With an Association increase, I fully agree that within an agreement, this increase should be extended on to the merchant at cost of whatever the increase is.  I am sure that all business owners would agree to this small increase while at the same time will protect them from providers wanting to make additional profits within the agreement time period.  If you had this amendment, I am sure you would sign up for twenty years.

 

Now really, does it make much sense to sign an agreement that states that you must be with this company for so many years and if you leave early you must pay a fee and, by the way, those fees that we put on the agreement may be temporary and we do not have to give you a reason to raise them when we fill like it?  No, no sense whatsoever!

 

I highly recommend going back to your agreement and understand all of its meaning.  Completely understand how long is the term and how much is the cancellation fee.  See if there is a clause in there that says that processing fees can be raised for any reason whatsoever.  In this writer’s opinion, I would very much want to question this wording and have it changed.  If the processor wants to raise the fees with having no cost increase with the Association, the agreement should be terminated and the processor should make a new agreement with the higher fees quoted and then ask you to sign on the dotted line.  Would you sign?
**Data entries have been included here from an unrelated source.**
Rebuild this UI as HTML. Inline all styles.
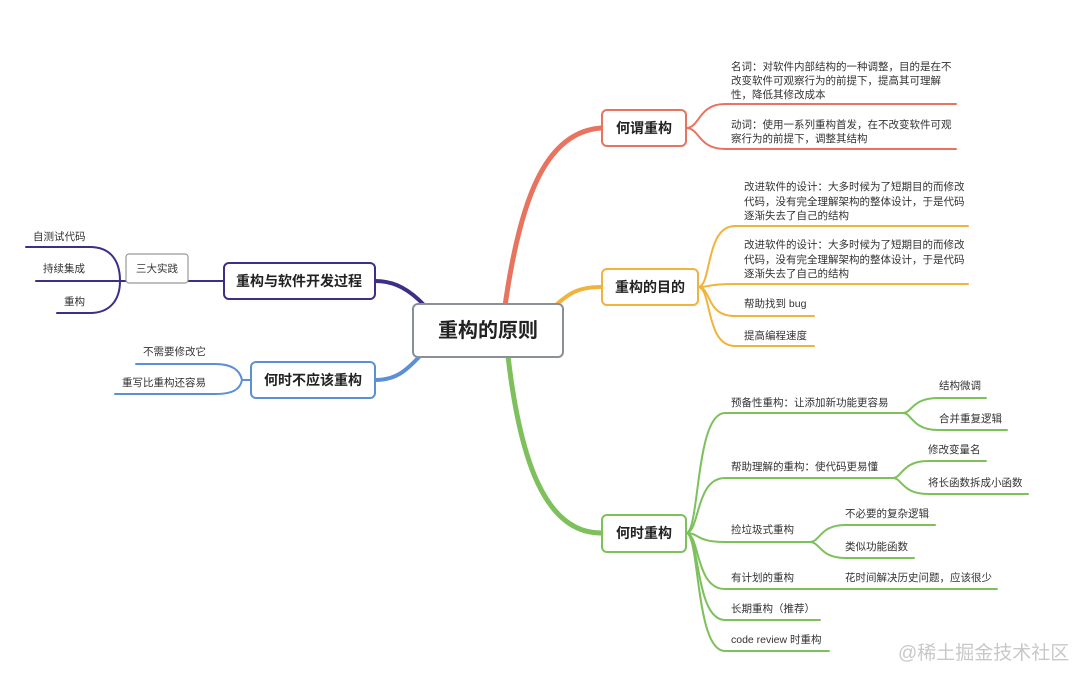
<!DOCTYPE html>
<html><head><meta charset="utf-8"><style>
html,body{margin:0;padding:0;background:#fff;}
svg{display:block;}
text{font-family:"Liberation Sans","Noto Sans CJK SC",sans-serif;fill:#333;}
.s{font-size:10.5px;}
.b{font-size:14px;font-weight:bold;fill:#222;}
</style></head><body>
<svg width="1080" height="682" viewBox="0 0 1080 682" xmlns="http://www.w3.org/2000/svg">
<g fill="none" stroke-linecap="round">
<!-- main branches -->
<path d="M505 306 C520 200 545 132 601 128" stroke="#e8735f" stroke-width="5"/>
<path d="M555 306 C570 292 580 287 601 287" stroke="#f0b43c" stroke-width="4"/>
<path d="M508 356 C520 460 545 533 601 533" stroke="#7dc05c" stroke-width="5"/>
<path d="M425 306 C410 290 395 281 375 281" stroke="#3b2f86" stroke-width="4"/>
<path d="M420 356 C405 372 395 380 375 380" stroke="#5b8fd6" stroke-width="4"/>
<!-- red children -->
<g stroke="#e8735f" stroke-width="2">
<path d="M686 128 C700 128 698 104 725 104 L956 104"/>
<path d="M686 128 C700 128 698 149 725 149 L956 149"/>
</g>
<!-- orange children -->
<g stroke="#f0b43c" stroke-width="2">
<path d="M698 287 C712 287 705 226 735 226 L968 226"/>
<path d="M698 287 C712 287 705 284 735 284 L968 284"/>
<path d="M698 287 C712 287 705 316 735 316 L814 316"/>
<path d="M698 287 C712 287 705 346 735 346 L814 346"/>
</g>
<!-- green children -->
<g stroke="#7dc05c" stroke-width="2">
<path d="M686 533 C700 533 695 413 725 413 L903 413"/>
<path d="M686 533 C700 533 695 478 725 478 L893 478"/>
<path d="M686 533 C700 533 695 542 725 542 L810 542"/>
<path d="M686 533 C700 533 695 589 725 589 L997 589"/>
<path d="M686 533 C700 533 695 620 725 620 L820 620"/>
<path d="M686 533 C700 533 695 651 725 651 L829 651"/>
<path d="M903 413 C912 413 912 398 938 398 L986 398"/>
<path d="M903 413 C912 413 912 430 938 430 L1007 430"/>
<path d="M893 478 C902 478 902 461 928 461 L986 461"/>
<path d="M893 478 C902 478 902 494 928 494 L1028 494"/>
<path d="M810 542 C820 542 820 525 845 525 L935 525"/>
<path d="M810 542 C820 542 820 558 845 558 L914 558"/>
</g>
<!-- purple left -->
<g stroke="#3b2f86" stroke-width="2">
<path d="M224 281 L126 281"/>
<path d="M120 281 C120 260 110 247 90 247 L26 247"/>
<path d="M126 281 L36 281"/>
<path d="M120 281 C120 300 110 313 90 313 L57 313"/>
</g>
<g stroke="#5b8fd6" stroke-width="2">
<path d="M251 380 L242 380"/>
<path d="M242 380 C240 370 232 364 215 364 L136 364"/>
<path d="M242 380 C240 390 232 394 215 394 L115 394"/>
</g>
</g>
<!-- boxes -->
<rect x="413" y="304" width="150" height="53" rx="5" fill="#fff" stroke="#8a8f99" stroke-width="2"/>
<text x="488" y="337" text-anchor="middle" style="font-size:20px;font-weight:bold;fill:#222">重构的原则</text>
<rect x="602" y="110" width="84" height="36" rx="5" fill="#fff" stroke="#e8735f" stroke-width="2"/>
<text x="644" y="133" text-anchor="middle" class="b">何谓重构</text>
<rect x="602" y="269" width="96" height="36" rx="5" fill="#fff" stroke="#f0b43c" stroke-width="2"/>
<text x="650" y="292" text-anchor="middle" class="b">重构的目的</text>
<rect x="602" y="515" width="84" height="37" rx="5" fill="#fff" stroke="#7dc05c" stroke-width="2"/>
<text x="644" y="538" text-anchor="middle" class="b">何时重构</text>
<rect x="224" y="263" width="151" height="36" rx="5" fill="#fff" stroke="#3b2f86" stroke-width="2"/>
<text x="299" y="286" text-anchor="middle" class="b">重构与软件开发过程</text>
<rect x="251" y="362" width="124" height="36" rx="5" fill="#fff" stroke="#5b8fd6" stroke-width="2"/>
<text x="313" y="385" text-anchor="middle" class="b">何时不应该重构</text>
<rect x="126" y="254" width="62" height="29" rx="3" fill="#fff" stroke="#999" stroke-width="1.2"/>
<text x="157" y="272" text-anchor="middle" class="s">三大实践</text>
<!-- texts -->
<g class="s">
<text x="731" y="70">名词：对软件内部结构的一种调整，目的是在不</text>
<text x="731" y="84">改变软件可观察行为的前提下，提高其可理解</text>
<text x="731" y="98">性，降低其修改成本</text>
<text x="731" y="128">动词：使用一系列重构首发，在不改变软件可观</text>
<text x="731" y="142">察行为的前提下，调整其结构</text>
<text x="744" y="190">改进软件的设计：大多时候为了短期目的而修改</text>
<text x="744" y="205">代码，没有完全理解架构的整体设计，于是代码</text>
<text x="744" y="219">逐渐失去了自己的结构</text>
<text x="744" y="248">改进软件的设计：大多时候为了短期目的而修改</text>
<text x="744" y="263">代码，没有完全理解架构的整体设计，于是代码</text>
<text x="744" y="277">逐渐失去了自己的结构</text>
<text x="744" y="307">帮助找到 bug</text>
<text x="744" y="339">提高编程速度</text>
<text x="731" y="406">预备性重构：让添加新功能更容易</text>
<text x="939" y="389">结构微调</text>
<text x="939" y="422">合并重复逻辑</text>
<text x="731" y="470">帮助理解的重构：使代码更易懂</text>
<text x="928" y="453">修改变量名</text>
<text x="928" y="486">将长函数拆成小函数</text>
<text x="731" y="533">捡垃圾式重构</text>
<text x="845" y="517">不必要的复杂逻辑</text>
<text x="845" y="550">类似功能函数</text>
<text x="731" y="581">有计划的重构</text>
<text x="845" y="581">花时间解决历史问题，应该很少</text>
<text x="731" y="612">长期重构（推荐）</text>
<text x="731" y="643">code review 时重构</text>
<text x="33" y="240">自测试代码</text>
<text x="43" y="272">持续集成</text>
<text x="64" y="305">重构</text>
<text x="143" y="355">不需要修改它</text>
<text x="122" y="386">重写比重构还容易</text>
</g>
<text x="898" y="659" style="font-size:19px;fill:#c8c8c8">@稀土掘金技术社区</text>
</svg>
</body></html>
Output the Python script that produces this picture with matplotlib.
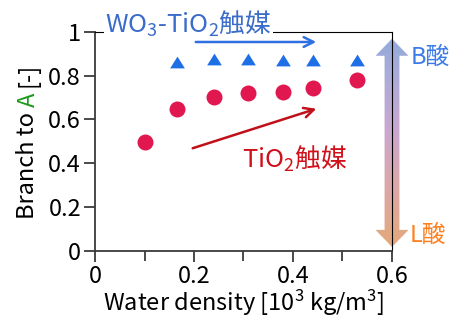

As I have stated in this book, I am a consultant for this industry.  Whenever I analyze any business whether it be large or small, I make sure that I let the merchant know that they will receive a guarantee that the quoted discount rates that I am going to give them will not be raised unless the Association raises their rates.  Then and only then the increase will pass to the merchant at the increase cost.  This is right and it’s fair.  To establish an honest, respectful, long term business relationship, rates should be quoted for the long term.  Not for just a few months which the processor is allowed to raise his processing fees while locking the merchant in for a long term obligation.